The young boy with the wagon "represents the humble beginnings of recycling," which was collecting cans. The young girl shows the relationship people need to have with the earth, which is beginning to "fracture." The girl holds the planet together, which shows "the symbiotic relationship we have with the earth and how conservation is an important part of that relationship."

Bobosky said he thought Adams did a great job on the sculpture, and the piece coincides with the Century Walk's mission, which is to create art that pays tribute to the community and events over the century.

He said the sculpture adds to the look of the Main Street Promenade.

"It's got to be one of the finest looking alleys in the state," he said.

Bobosky said Dwight and Ruth Yackley, the developers of the Main Street Promenade, paid all but $20,000 of the total cost of the piece, which was $128,000.

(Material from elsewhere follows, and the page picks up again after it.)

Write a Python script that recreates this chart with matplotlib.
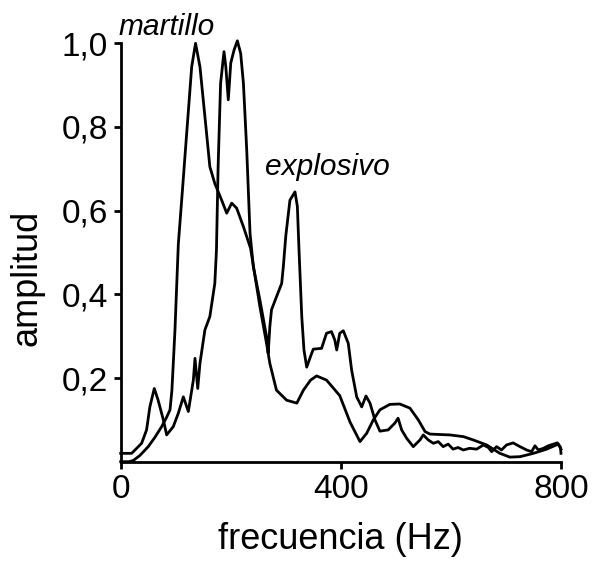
import matplotlib
matplotlib.use("Agg")
import matplotlib.pyplot as plt

plt.rcParams['font.family'] = ['Liberation Sans', 'DejaVu Sans']

# martillo spectrum (frequency Hz, amplitude)
martillo_hz = [0, 15, 23, 35, 50, 62, 74.5, 83, 89.6, 93, 95.6, 98.6, 104.7, 110.8,
               119.9, 129, 136, 144, 153, 162, 171, 183.5, 192.6, 201.7, 210.7, 222.9,
               236, 253, 265, 271, 283, 301.5, 320, 332, 345, 356, 374, 398, 416.6,
               434.8, 447, 459, 471, 489, 507, 525.6, 540.7, 553, 562, 598, 622.5,
               640.6, 665, 689, 707, 725.5, 750, 774, 795, 800]
martillo_amp = [0.0, 0.0, 0.003, 0.015, 0.036, 0.058, 0.084, 0.105, 0.124, 0.17, 0.236,
                0.315, 0.52, 0.625, 0.785, 0.944, 1.0, 0.944, 0.825, 0.705, 0.665, 0.625,
                0.594, 0.618, 0.606, 0.562, 0.51, 0.37, 0.283, 0.235, 0.171, 0.147, 0.14,
                0.171, 0.195, 0.205, 0.195, 0.158, 0.095, 0.048, 0.068, 0.1, 0.124, 0.137,
                0.138, 0.128, 0.1, 0.072, 0.066, 0.064, 0.06, 0.052, 0.04, 0.02, 0.011,
                0.012, 0.02, 0.03, 0.042, 0.03]

# explosivo spectrum (frequency Hz, amplitude)
explosivo_hz = [0, 20, 38, 47, 53, 61, 68, 77.5, 83.5, 95.6, 104.7, 113.8, 122.9, 132,
                135, 140, 144, 153, 162, 171, 174, 177, 181.5, 187.7, 191, 195.5, 200,
                206, 212, 218, 223, 229, 235, 241, 253, 265, 268, 271, 274, 283, 292.5,
                295.5, 300, 307.5, 316.7, 321, 324, 329, 333, 338, 347, 350, 365, 374,
                383, 389, 392.5, 398, 404.5, 413.5, 419.6, 428.8, 437.9, 445.7, 453,
                462, 471, 486, 498, 504, 510.5, 519.6, 531.6, 543.8, 549.8, 558.9, 568,
                577, 586, 595, 604, 613, 622.5, 634, 646.8, 659, 668, 674, 683, 692,
                701, 713, 725.5, 737.6, 746.7, 752.7, 759, 768, 777, 786, 793.5, 799, 800]
explosivo_amp = [0.02, 0.02, 0.044, 0.076, 0.131, 0.175, 0.147, 0.1, 0.064, 0.084, 0.116,
                 0.155, 0.12, 0.195, 0.247, 0.175, 0.235, 0.315, 0.347, 0.426, 0.506,
                 0.705, 0.904, 0.98, 0.944, 0.865, 0.953, 0.984, 1.006, 0.976, 0.904,
                 0.745, 0.546, 0.466, 0.386, 0.299, 0.259, 0.323, 0.363, 0.394, 0.426,
                 0.466, 0.54, 0.625, 0.645, 0.61, 0.506, 0.347, 0.267, 0.226, 0.259,
                 0.269, 0.271, 0.307, 0.311, 0.291, 0.267, 0.307, 0.313, 0.283, 0.219,
                 0.155, 0.131, 0.157, 0.14, 0.1, 0.073, 0.076, 0.092, 0.104, 0.076, 0.056,
                 0.036, 0.052, 0.064, 0.052, 0.044, 0.048, 0.036, 0.042, 0.03, 0.034,
                 0.028, 0.032, 0.03, 0.04, 0.034, 0.024, 0.036, 0.028, 0.04, 0.045,
                 0.036, 0.028, 0.024, 0.038, 0.028, 0.032, 0.038, 0.042, 0.045, 0.035,
                 0.02]

x_ticks = [0, 400, 800]
x_tick_labels = ["0", "400", "800"]
y_ticks = [0.2, 0.4, 0.6, 0.8, 1.0]
y_tick_labels = ["0,2", "0,4", "0,6", "0,8", "1,0"]

fig = plt.figure(figsize=(5.94, 5.61), dpi=100)
ax = fig.add_axes([0.2032, 0.177, 0.7412, 0.7458])

ax.plot(martillo_hz, martillo_amp, color='black', lw=2.0, clip_on=False)
ax.plot(explosivo_hz, explosivo_amp, color='black', lw=2.0, clip_on=False)

ax.set_xlim(0, 800)
ax.set_ylim(0, 1.0)
ax.set_xticks(x_ticks)
ax.set_xticklabels(x_tick_labels)
ax.set_yticks(y_ticks)
ax.set_yticklabels(y_tick_labels)

for s in ['top', 'right']:
    ax.spines[s].set_visible(False)
for s in ['left', 'bottom']:
    ax.spines[s].set_linewidth(2.0)

ax.tick_params(axis='both', direction='out', length=5, width=2.0,
               labelsize=24, pad=4)

ax.set_xlabel("frecuencia (Hz)", fontsize=26, labelpad=12)
ax.set_ylabel("amplitud", fontsize=26)
ax.yaxis.set_label_coords(-0.173, 0.44)

ax.text(-4.4, 1.02, "martillo", fontsize=21.5, style='italic',
        ha='left', va='baseline')
ax.text(262, 0.685, "explosivo", fontsize=21.5, style='italic',
        ha='left', va='baseline')

fig.savefig("out.png", dpi=100)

Ruth Yackley said the caliber and the design of the sculpture were worth the funding.

"It's a great piece," she said. "We thought it was worth the financial commitment."

She said she noticed that almost every person walking by the area stopped to come and look at the piece Sunday after the unveiling. She said the piece is appealing even from far away.

Yackley also said she hopes "Symbiotic Sojourn" will raise awareness about conservation. Kids learn about recycling in school and seeing the sculpture reinforces what they learn, she said.

"I can't say enough about how great it is," Yackley said.